Многие немецкие читатели, - если судить по значительному большинству рецензий - увидели главный смысл книги в главе о Восточной Пруссии: бывший советский офицер сам рассказал о жестоких бесчинствах, которые творили его товарищи. Однако эта глава - только часть книги (42 из 729 страниц русского и 43 из 615 страниц немецкого издания). Такая субъективная "аберрация" восприятия естественна именно у немецких читателей.
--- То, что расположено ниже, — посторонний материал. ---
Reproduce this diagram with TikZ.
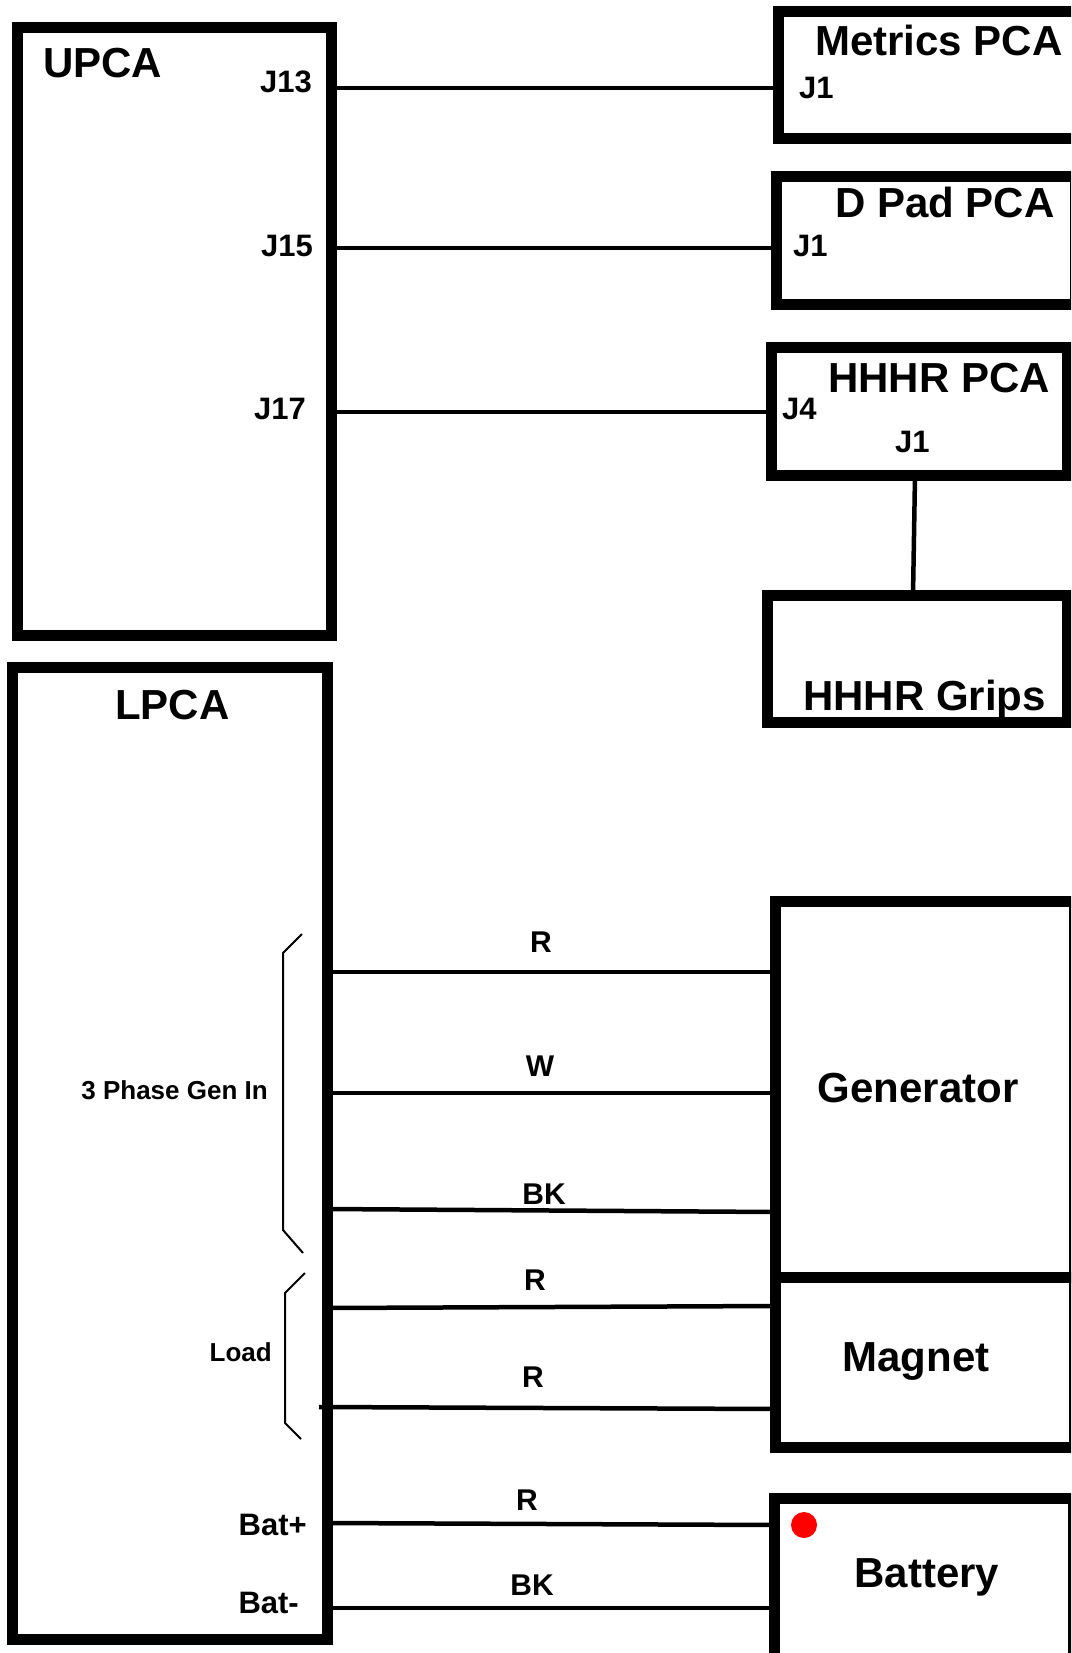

Но противо-естественно, когда кое-кто пытается навязывать моей книге роль защитного свидетельства в безнадежном процессе реабилитации нацистской империи и нацистского вермахта.
Неужели слепая жестокость мстителей и преступления тех негодяев, которые своекорыстно притворялись мстителями, могут оправдать или даже только ослабить вину преступников, чьи злодеяния возбудили жажду мести, служили аргументами для самых беспощадных проповедников расплаты?
Тогда, зимой 1945 года, многие в нашей армии были возмущены и потрясены так же, как я, и не менее решительно осуждали мстительную ярость и другие низменные инстинкты, возникшие у иных солдат за четыре года войны на всех путях от Волги до Одера, и жестокие страсти, высвобожденные в угаре победного наступления. Многие противодействовали насилиям и мародерству куда более успешно, чем я. В моей книге приведены (хотя, может быть, недостаточно подробно) конкретные примеры такого противодействия, которое оказывали и рядовые солдаты и маршал Рокоссовский.